This week I stepped away from the TDC prompts and visualized three things from my own life. No external research, just data I already knew.
Favorite Foods — Rated Out of 10
I rated six of my favorite foods on a scale of 1 to 10. Sushi takes the top spot, no surprise there. Ramen and pizza tie for second. Simple bar chart, easy to read at a glance.

Sleep This Week
I tracked how many hours I slept each night from Monday to Sunday. Wednesday was rough at 5 hours, Saturday was the best at 9. The line chart makes the pattern obvious in a way a list of numbers wouldn’t.
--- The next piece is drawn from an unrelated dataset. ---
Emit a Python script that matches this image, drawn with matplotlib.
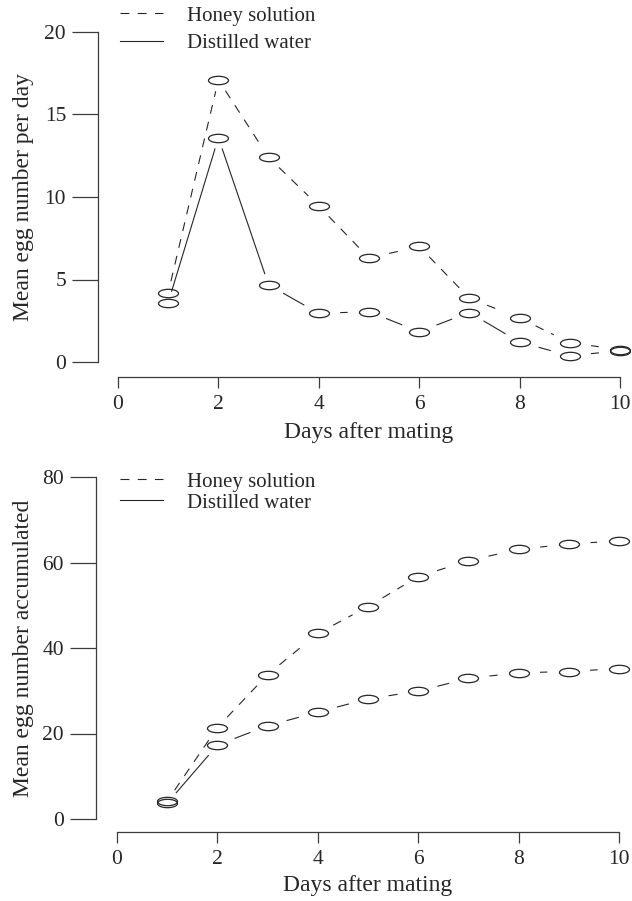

Daily food & coffee spending ($)

Reflection
Data visualization is its own form of multimedia. Each chart this week combined numbers, color, and spatial layout to communicate something faster than text alone could. That’s Mayer’s multimedia learning theory in practice — the visual channel and the verbal channel working together to reduce cognitive load.
Accessibility showed up in my chart choices. Bar and line charts are among the most universally readable formats.
Design thinking came into the selection process. Each dataset got a different chart type because each one told a different kind of story. Trends over time go to a line chart. Comparisons between categories go to a bar chart. The format should serve the data, not the other way around.
Active learning happened in the making. Deciding what to visualize, picking the right format, and thinking about what each chart actually communicates is a different kind of thinking than just reading about data viz in a textbook.
And storytelling is what ties all three together. A week of sleep, spending, and food preferences sounds boring as a list. As charts, it becomes a small portrait of a week in my life.